Obama’s Rhetoric in Afghanistan Prolongs US Role in Civil War TherePresident Obama showed courage in going to Afghanistan to talk to the troops, but he's just getting the U.S. in deeper over there.
The rhetoric he used on Sunday was at times distorting, and the thrust was distressing.
Like Bush, he summoned the 9/11 attack, saying, "We did not choose this war." And he added: "This is the region where the perpetrators of that crime, al Qaeda, still base their leadership."
That's clever phrasing, to use the word "region" and not "country," since Al Qaeda's forces are no longer in Afghanistan. They're in Pakistan.
So the U.S. is not waging a war against Al Qaeda anymore-and hasn't been for years. It's taking sides in a civil war, with the Pashtuns and the Taliban squaring off against warlords from the north and Karzai's government.
But that's a harder sell, so Obama didn't make it.
Instead, he told the soldiers: "Your services are absolutely necessary, absolutely essential to America's safety and security." And he said, "The United States of America does not quit once it starts on something. You don't quit, the American armed services does not quit, we keep at it."
So how does he square that rhetoric with his previous declaration that we're going to bring troops home from Afghanistan starting next summer?

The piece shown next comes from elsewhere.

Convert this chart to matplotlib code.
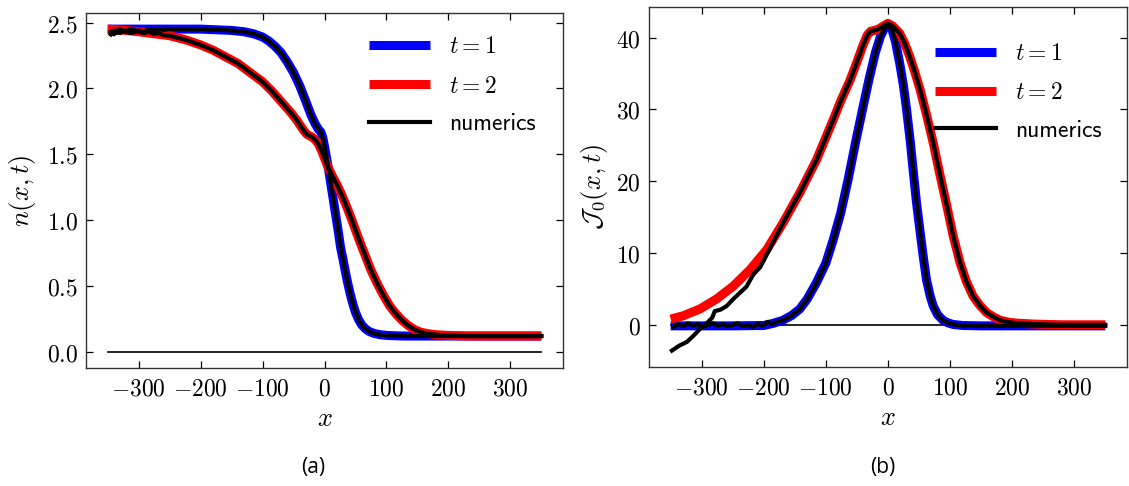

It's all but impossible for the U.S. to "defeat and destroy Al Qaeda and its extremist allies," though that's what Obama said our goal is. It will be difficult to root out Al Qaeda's leadership in Pakistan, and even then, Al Qaeda would still flourish n its offshoots around the world. It will also be very difficult to "defeat and destroy" Al Qaeda's "extremist allies." Obama seemed to recognize this in another part of his speech, where he said part of U.S. strategy was to "reverse the Taliban's momentum"-not vanquish it. Then there are Al Qaeda's other "extremist allies," ensconced in Pakistan's intelligence agency, the ISI. And the United States to this date has not put enough pressure on the Pakistani government to sever this alliance.
Sixteen months from now, the odds are that the civil war in Afghanistan will look much the way it does today. And because Obama asserted that the outcome in Afghanistan is "absolutely necessary, absolutely essential to America's safety and security," then there is no way the U.S. will be able to leave.
So prepare for a longer war. Obama's rhetoric guarantees it.